Charlie Chaplin, the genius of liberty

Director:
Yves Jeuland
Producer(s):
Michel Rotman, Marie-Hélène Ranc
Footage Archive Producer:
Aude Vassallo
Archival Sources:
Pathé Gaumont, Lobster film, Roy Export, British Pathe, Library of Congress of USA
Production Company:
Kuiv Production
Country of Production:
France

Synopsis

Everyone knows and everyone loves Charlie Chaplin. Everyone, all over the world. For over a century, unalterable success. A genius of burlesque, Chaplin put all his talent at the service of an ideal of justice and freedom. His best screenplay was that of his own destiny, a destiny that is inscribed in the political and artistic history of the 20th century.
Charlie Chaplin, the genius of freedom: the first all-archival documentary dedicated to Charlot, nourished with anthology scenes from his most popular masterpieces and more surprising sequences, sometimes unknown, but just as pleasing. The combined pleasure of discovery and reunion.
For the first time, an all-archival documentary traces the fate of Charles Chaplin, a complete artist and public figure, the most popular man in the world.
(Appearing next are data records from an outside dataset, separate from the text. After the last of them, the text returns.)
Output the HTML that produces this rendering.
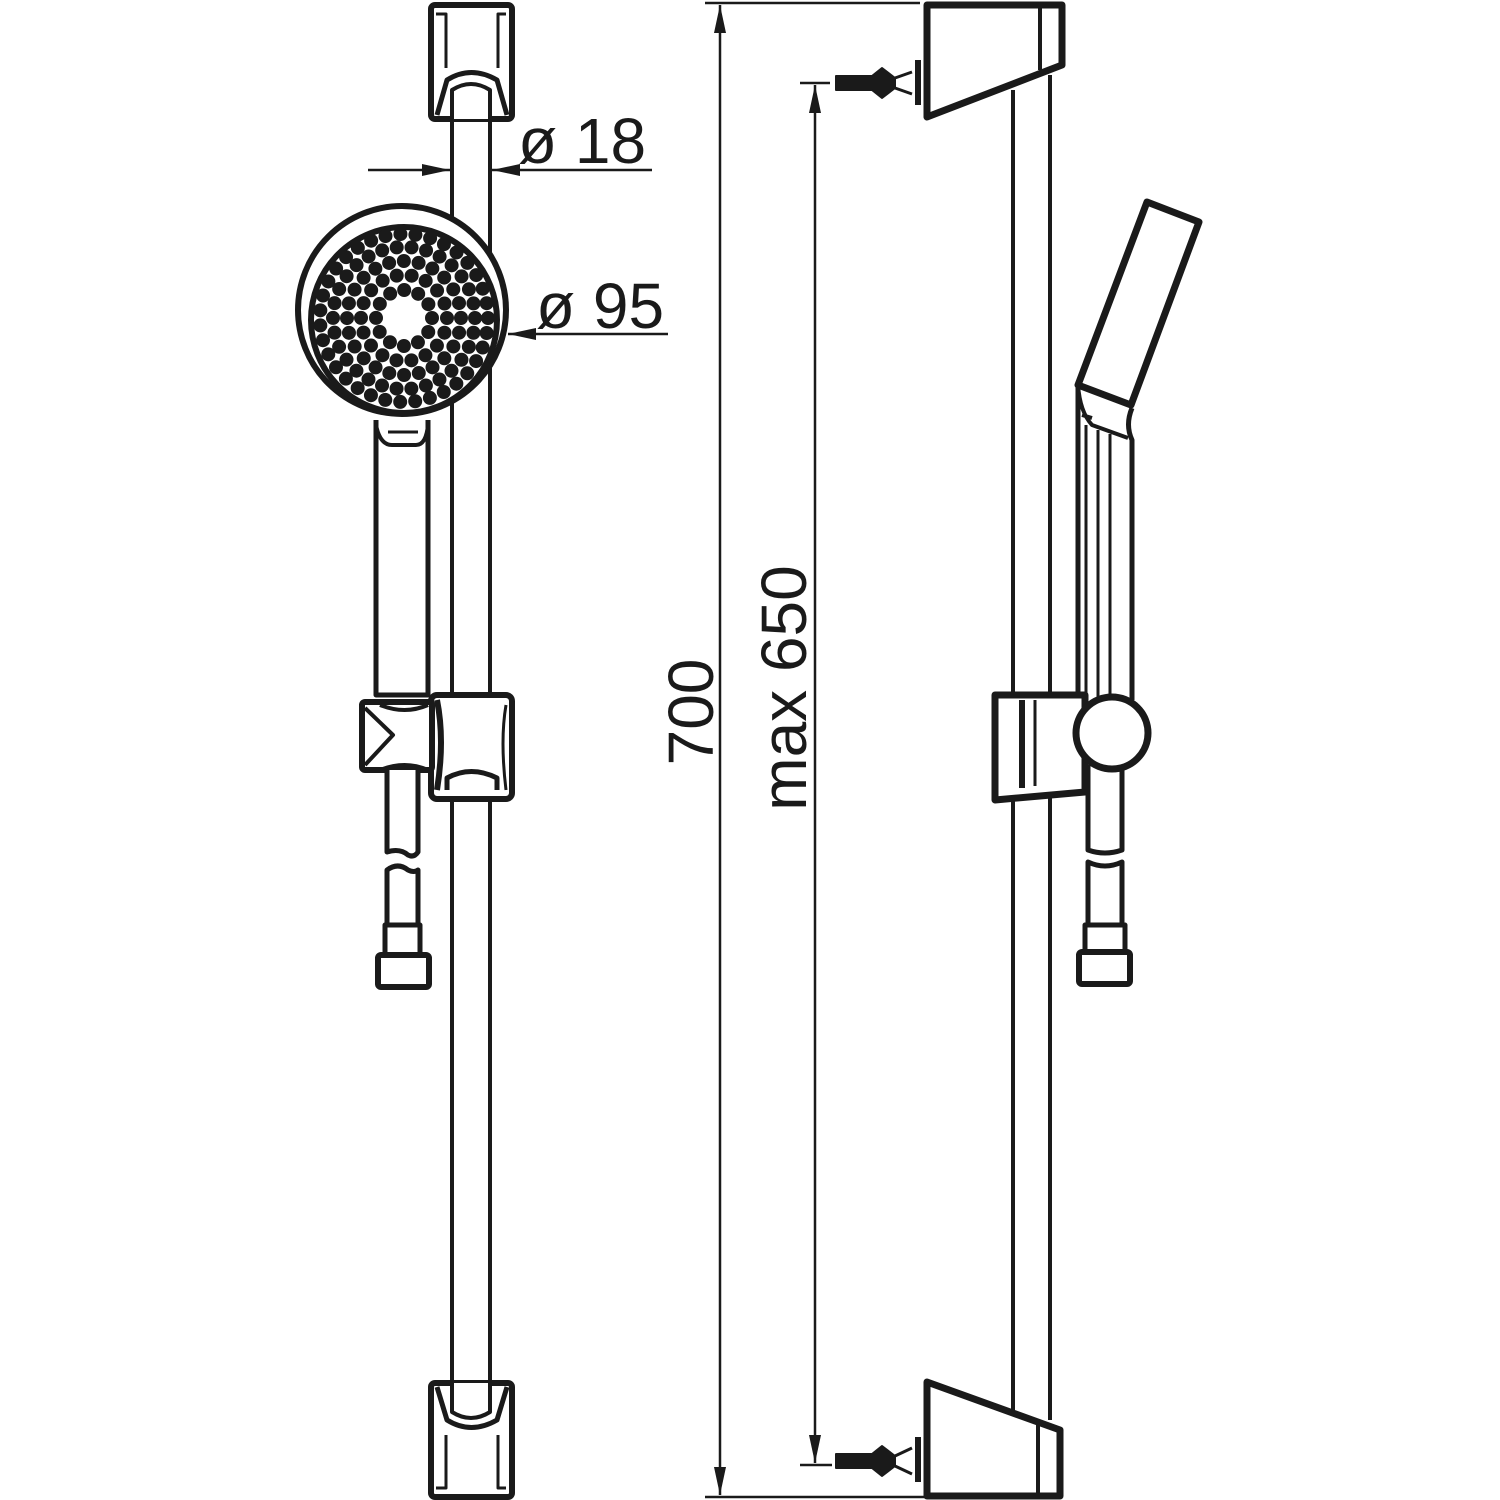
<!DOCTYPE html>
<html><head><style>html,body{margin:0;padding:0;background:#fff;overflow:hidden}svg{display:block}</style></head>
<body>
<svg width="1500" height="1500" viewBox="0 0 1500 1500" xmlns="http://www.w3.org/2000/svg" fill="none" stroke="#1a1a1a" stroke-linejoin="round">
<defs>
<marker id="ar" viewBox="0 0 10 10" refX="10" refY="5" markerWidth="28" markerHeight="12" markerUnits="userSpaceOnUse" orient="auto" preserveAspectRatio="none"><path d="M0,0 L10,5 L0,10z" fill="#1a1a1a" stroke="none"/></marker>
</defs>
<!-- LEFT VIEW -->
<g stroke-width="4">
<line x1="452" y1="80" x2="452" y2="720"/><line x1="490" y1="80" x2="490" y2="720"/>
<line x1="452" y1="780" x2="452" y2="1420"/><line x1="490" y1="780" x2="490" y2="1420"/>
</g>
<!-- top bracket -->
<rect x="431" y="5" width="81" height="114" rx="4" stroke-width="6" fill="#fff"/>
<path d="M436,14 L446,14 L446,68 M506,14 L498,14 L498,68" stroke-width="3"/>
<path d="M437,115 L447,80 Q471,65 497,80 L507,115" stroke-width="5"/>
<path d="M452,119 L452,90 Q471,78 490,90 L490,119" stroke-width="4" fill="#fff"/>
<!-- bottom bracket -->
<rect x="431" y="1383" width="81" height="114" rx="4" stroke-width="6" fill="#fff"/>
<path d="M437,1387 L447,1420 Q471,1435 497,1420 L507,1387" stroke-width="5"/>
<path d="M452,1383 L452,1412 Q471,1424 490,1412 L490,1383" stroke-width="4" fill="#fff"/>
<path d="M436,1488 L446,1488 L446,1435 M506,1488 L498,1488 L498,1435" stroke-width="3"/>
<!-- handle -->
<path d="M376,420 L376,695 L428,695 L428,420" stroke-width="5" fill="#fff"/>
<path d="M376,425 Q380,445 392,445 L416,445 Q426,445 428,425" stroke-width="4"/>
<line x1="388" y1="432" x2="418" y2="432" stroke-width="3"/>
<!-- shower head -->
<circle cx="402" cy="310" r="104" stroke-width="6" fill="#fff"/>
<circle cx="404" cy="320" r="93" stroke-width="6" fill="#fff"/>
<g stroke-width="14" stroke-linecap="round">
<circle cx="404" cy="318" r="28" stroke-dasharray="0 14.66"/>
<circle cx="404" cy="318" r="43" stroke-dasharray="0 15.0"/>
<circle cx="404" cy="318" r="57" stroke-dasharray="0 14.9"/>
<circle cx="404" cy="318" r="71" stroke-dasharray="0 14.87"/>
<circle cx="404" cy="318" r="84" stroke-dasharray="0 15.08"/>
</g>
<!-- slider left -->
<rect x="431" y="695" width="81" height="104" rx="6" stroke-width="6" fill="#fff"/>
<path d="M437,700 Q445,740 437,790" stroke-width="6"/>
<path d="M506,705 Q500,740 506,790" stroke-width="3"/>
<path d="M447,790 L447,778 Q471,765 497,778 L497,790" stroke-width="5"/>
<rect x="362" y="702" width="70" height="68" rx="3" stroke-width="6" fill="#fff"/>
<path d="M365,708 L393,735 L365,765" stroke-width="4"/>
<path d="M380,705 Q405,715 428,705 M380,770 Q405,760 428,770" stroke-width="4"/>
<!-- hose -->
<path d="M387,770 L387,852 Q400,848 408,855 Q414,858 418,852 L418,770" stroke-width="5" fill="#fff"/>
<path d="M387,942 L387,870 Q398,862 408,870 Q414,873 418,870 L418,942" stroke-width="5" fill="#fff"/>
<rect x="385" y="925" width="35" height="30" stroke-width="5" fill="#fff"/>
<rect x="378" y="955" width="51" height="32" rx="3" stroke-width="6" fill="#fff"/>
<!-- dims left -->
<g stroke-width="2.5">
<line x1="368" y1="170" x2="450" y2="170" marker-end="url(#ar)"/>
<line x1="652" y1="170" x2="492" y2="170" marker-end="url(#ar)"/>
<line x1="668" y1="334" x2="508" y2="334" marker-end="url(#ar)"/>
</g>
<g fill="#1a1a1a" stroke="none" font-family="Liberation Sans, sans-serif" font-size="64">
<text x="518" y="163">ø 18</text>
<text x="536" y="328">ø 95</text>
<text transform="translate(713,712) rotate(-90)" text-anchor="middle">700</text>
<text transform="translate(806,688) rotate(-90)" text-anchor="middle">max 650</text>
</g>
<!-- RIGHT VIEW dims -->
<g stroke-width="2.5">
<line x1="705" y1="3" x2="920" y2="3"/>
<line x1="705" y1="1497" x2="930" y2="1497"/>
<line x1="720" y1="750" x2="720" y2="5" marker-end="url(#ar)"/>
<line x1="720" y1="750" x2="720" y2="1495" marker-end="url(#ar)"/>
<line x1="800" y1="83" x2="830" y2="83"/>
<line x1="800" y1="1465" x2="832" y2="1465"/>
<line x1="815" y1="750" x2="815" y2="85" marker-end="url(#ar)"/>
<line x1="815" y1="750" x2="815" y2="1463" marker-end="url(#ar)"/>
</g>
<!-- right rail -->
<g stroke-width="4">
<line x1="1013" y1="90" x2="1013" y2="1410"/><line x1="1050" y1="75" x2="1050" y2="1420"/>
</g>
<!-- top bracket -->
<path d="M927,5 L1062,5 L1062,65 L927,117 Z" stroke-width="7" fill="#fff"/>
<line x1="1040" y1="8" x2="1040" y2="70" stroke-width="4"/>
<path d="M918,60 L918,105" stroke-width="6"/>
<path d="M895,78 L912,72 M895,88 L912,94" stroke-width="3"/>
<path d="M836,76 L872,76 L882,68 L895,78 L895,88 L882,98 L872,90 L836,90 Z" fill="#1a1a1a" stroke-width="2"/>
<!-- bottom bracket -->
<path d="M927,1382 L1060,1430 L1060,1496 L927,1496 Z" stroke-width="7" fill="#fff"/>
<line x1="1038" y1="1425" x2="1038" y2="1494" stroke-width="4"/>
<path d="M918,1437 L918,1482" stroke-width="6"/>
<path d="M895,1456 L912,1448 M895,1466 L912,1474" stroke-width="3"/>
<path d="M836,1454 L872,1454 L882,1446 L895,1456 L895,1466 L882,1476 L872,1468 L836,1468 Z" fill="#1a1a1a" stroke-width="2"/>
<!-- handset -->
<path d="M1147,202 L1199,222 L1131,405 L1078,385 Z" stroke-width="7" fill="#fff"/>
<path d="M1078,385 L1078,700 M1132,408 Q1125,425 1132,440 L1132,700" stroke-width="5"/>
<path d="M1078,385 Q1080,412 1092,425 L1128,438 M1082,415 L1092,418" stroke-width="4"/>
<path d="M1086,425 L1086,700 M1098,430 L1098,700 M1110,434 L1110,700" stroke-width="3"/>
<!-- slider right -->
<path d="M995,695 L1085,695 L1085,792 L995,800 Z" stroke-width="7" fill="#fff"/>
<line x1="1022" y1="700" x2="1022" y2="788" stroke-width="6"/>
<line x1="1035" y1="700" x2="1035" y2="786" stroke-width="3"/>
<!-- hose right -->
<path d="M1088,765 L1088,850 Q1105,856 1122,850 L1122,765" stroke-width="5" fill="#fff"/>
<circle cx="1112" cy="733" r="36" stroke-width="7" fill="#fff"/>
<path d="M1088,862 Q1105,870 1122,862 L1122,950 L1088,950 Z" stroke-width="5" fill="#fff"/>
<rect x="1085" y="925" width="40" height="28" stroke-width="5" fill="#fff"/>
<rect x="1079" y="952" width="51" height="32" rx="3" stroke-width="6" fill="#fff"/>
</svg>
</body></html>
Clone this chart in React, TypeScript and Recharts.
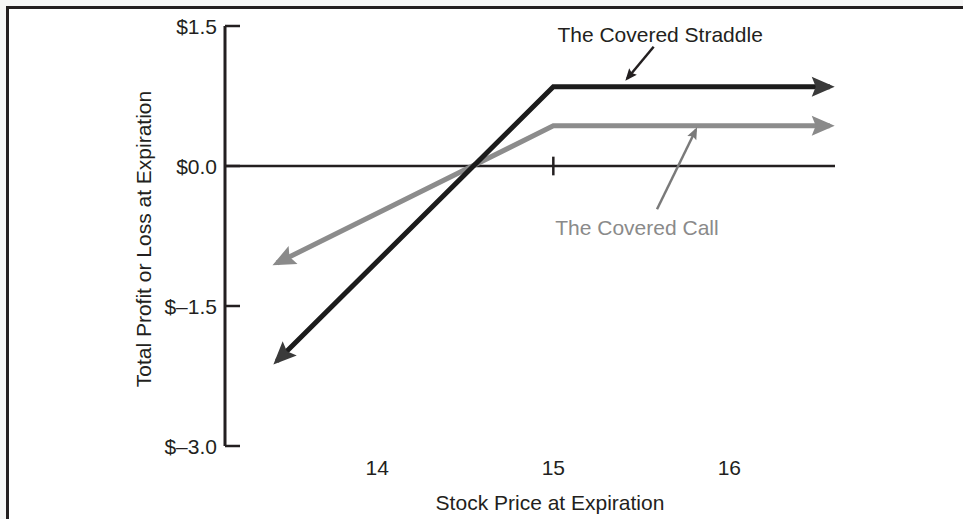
import React from 'react';
import { LineChart, Line, XAxis, YAxis, ReferenceLine, ReferenceDot } from 'recharts';

// stock price at expiration (x) and profit/loss per share (y)
const prices = [13.43, 15, 16.57];
const straddleValues = [-2.09, 0.85, 0.85];
const coveredCallValues = [-1.04, 0.43, 0.43];

const xTicks = [14, 15, 16];
const yTicks = [1.5, 0, -1.5, -3];

// callout arrows (from label towards the line), in data units
const straddleNotePrices = [15.57, 15.42];
const straddleNoteValues = [1.277, 0.938];
const callNotePrices = [15.589, 15.809];
const callNoteValues = [-0.464, 0.385];

const straddleLabel = { price: 15.023, value: 1.328, text: 'The Covered Straddle' };
const callLabel = { price: 15.011, value: -0.739, text: 'The Covered Call' };

const FONT = '"Liberation Sans", Arial, Helvetica, sans-serif';
const INK = '#231f20';
const GRAY = '#8c8c8c';

const data = prices.map((price, i) => ({
  price,
  straddle: straddleValues[i],
  call: coveredCallValues[i],
}));
const straddleNote = straddleNotePrices.map((price, i) => ({ price, value: straddleNoteValues[i] }));
const callNote = callNotePrices.map((price, i) => ({ price, value: callNoteValues[i] }));

const fmtMoney = (v: number) => (v < 0 ? `$\u2013${Math.abs(v).toFixed(1)}` : `$${v.toFixed(1)}`);

// arrowhead drawn at the line ends, pointing along the segment
const arrowDot =
  (color: string, len: number, half: number, notch: number, shift: number, both: boolean) =>
  (props: any) => {
    const { cx, cy, index, points } = props;
    const n = points ? points.length : 0;
    const isLast = index === n - 1;
    const isFirst = index === 0;
    if (!points || n < 2 || (!isLast && !(isFirst && both))) return <g key={`dot-${index}`} />;
    const nb = isLast ? points[index - 1] : points[index + 1];
    const dx = cx - nb.x;
    const dy = cy - nb.y;
    const l = Math.hypot(dx, dy) || 1;
    const ux = dx / l;
    const uy = dy / l;
    const tx = cx + ux * shift;
    const ty = cy + uy * shift;
    const bx = tx - ux * len;
    const by = ty - uy * len;
    const px = -uy;
    const py = ux;
    const nx = bx + ux * notch;
    const ny = by + uy * notch;
    const pts = `${tx},${ty} ${bx + px * half},${by + py * half} ${nx},${ny} ${bx - px * half},${by - py * half}`;
    return <polygon key={`dot-${index}`} points={pts} fill={color} />;
  };

const YTick = (props: any) => {
  const { x, y, payload } = props;
  return (
    <g>
      <line x1={x} y1={y} x2={x + 15} y2={y} stroke={INK} strokeWidth={2.5} />
      <text x={x - 8} y={y + 7.5} textAnchor="end" fill={INK} fontSize={21} fontFamily={FONT}>
        {fmtMoney(payload.value)}
      </text>
    </g>
  );
};

const NoteText = (color: string, text: string) => (props: any) => (
  <text x={props.cx} y={props.cy} fill={color} fontSize={21} fontFamily={FONT} textAnchor="start">
    {text}
  </text>
);

export default function App() {
  return (
    <div style={{ position: 'absolute', top: 0, left: 0, width: 963, height: 519, background: '#f6f6f6' }}>
      <div
        style={{
          position: 'absolute',
          top: 6,
          left: 6,
          right: 0,
          bottom: 0,
          background: '#fff',
          borderTop: `3px solid ${INK}`,
          borderLeft: `3px solid ${INK}`,
        }}
      />
      <LineChart
        width={963}
        height={519}
        data={data}
        margin={{ top: 26, right: 128, bottom: 43, left: 145 }}
        style={{ position: 'absolute', top: 0, left: 0 }}
      >
        <XAxis
          dataKey="price"
          type="number"
          domain={[13.135, 16.6]}
          ticks={xTicks}
          height={30}
          axisLine={false}
          tickLine={false}
          tickSize={0}
          tickMargin={14}
          tick={{ fill: INK, fontSize: 21, fontFamily: FONT }}
          label={{
            content: (p: any) => {
              const vb = p.viewBox || { x: 225, y: 446, width: 610 };
              return (
                <text x={vb.x + vb.width / 2 + 20} y={vb.y + 64} textAnchor="middle" fill={INK} fontSize={21} fontFamily={FONT}>
                  Stock Price at Expiration
                </text>
              );
            },
          }}
        />
        <YAxis
          type="number"
          domain={[-3, 1.5]}
          ticks={yTicks}
          width={80}
          tickSize={0}
          tickMargin={0}
          tickLine={false}
          axisLine={{ stroke: INK, strokeWidth: 3 }}
          tick={<YTick />}
          label={{
            content: (p: any) => {
              const vb = p.viewBox || { x: 145, y: 26, width: 80, height: 420 };
              const cx = vb.x + vb.width - 74;
              const cy = vb.y + vb.height / 2 + 3;
              return (
                <text x={cx} y={cy} transform={`rotate(-90, ${cx}, ${cy})`} textAnchor="middle" fill={INK} fontSize={21} fontFamily={FONT}>
                  Total Profit or Loss at Expiration
                </text>
              );
            },
          }}
        />
        <ReferenceLine y={0} stroke={INK} strokeWidth={2.5} />
        <ReferenceLine segment={[{ x: 15, y: 0.1 }, { x: 15, y: -0.1 }]} stroke={INK} strokeWidth={2.5} />

        <Line
          dataKey="call"
          type="linear"
          stroke={GRAY}
          strokeWidth={5}
          strokeLinejoin="miter"
          dot={arrowDot('#8a8a8a', 23, 10, 4, 5, true)}
          activeDot={false}
          isAnimationActive={false}
        />
        <Line
          dataKey="straddle"
          type="linear"
          stroke="#1c1c1c"
          strokeWidth={5}
          strokeLinejoin="miter"
          dot={arrowDot('#3a3a3a', 23, 10, 4, 5, true)}
          activeDot={false}
          isAnimationActive={false}
        />

        <Line
          data={straddleNote}
          dataKey="value"
          type="linear"
          stroke={INK}
          strokeWidth={2.5}
          dot={arrowDot(INK, 12, 5, 2, 3, false)}
          activeDot={false}
          isAnimationActive={false}
        />
        <Line
          data={callNote}
          dataKey="value"
          type="linear"
          stroke="#7a7a7a"
          strokeWidth={2.5}
          dot={arrowDot('#7a7a7a', 12, 5, 2, 3, false)}
          activeDot={false}
          isAnimationActive={false}
        />

        <ReferenceDot x={straddleLabel.price} y={straddleLabel.value} shape={NoteText(INK, straddleLabel.text)} />
        <ReferenceDot x={callLabel.price} y={callLabel.value} shape={NoteText('#8a8a8a', callLabel.text)} />
      </LineChart>
    </div>
  );
}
Memory Box: Echoes of 9/11

Director:
David Belton, Bjørn Johnson
Producer(s):
Hugo Godwin, Elizabeth Fischer
Footage Archive Producer:
James RM Hunt
Archival Sources:
Ruth Sergel – The personal testimonies of those affected by 9/11 collated in 2002/2003 in her project “Voices of 9.11.”, Dr Mark Heath footage from the bottom on the Tower after the collapse, Street level footage from Jameson Gong, The contributors personal archive, NBC News archive throughout the film
Production Company:
Dog and Duck, NBC News Studios, Yard 44
Country of Production:
United States, United Kingdom

Synopsis

“The Memory Box: Echoes of 9/11” is a feature documentary that tells the story of September 11th through a unique set of eyewitness testimonies, recorded in a small plywood video box in the months following the attacks. Twenty years later, the eyewitnesses return to the box to share their memories and reflect on America today. Bridging past and present, the film is a searingly emotional portrayal of hope, resilience and how to heal.

Attica

Director:
Stanley Nelson, Traci A. Cur
Producer(s):
Marcia Smith, Vinnie Malhotra, Jihan Robinson
Footage Archive Producer:
Rosemary Rotondi
Archival Sources:
New York State Archive, Richard Nixon Presidential Library, major news network and affiliate news archives, college and university archives, stock footage archives such as Oddball Films in CA
Production Company:
Firelight Films, Showtime
Country of Production:
United States

Synopsis

In the fall of 1971, tensions between inmates and guards at the Attica Correctional Facility were at an all-time high due to worsening prison conditions. On the morning of September 9, it all came to a head when inmates erupted into one of the largest, deadliest prison riots ever witnessed.
On Sept. 9, 1971, over 1,200 inmates at the Attica correctional facility in Attica, NY, seized the yard at the maximum-security prison, took more than three dozen guards and civilian employees hostage, and demanded more humane treatment and better conditions. For five days, the world watched as TV news cameras covered the story from both outside and inside the prison, as journalists and a team of negotiators converged at the scene. But when law enforcement was ordered by New York Governor Nelson Rockefeller to retake Attica, the resulting massacre by state police left 29 inmates and 10 hostages dead. Before the smoke from the tear gas cleared, police tortured inmates behind the walls. No charges were ever brought against authorities for the killings of inmates and guards. It was the largest prison rebellion in U.S. history.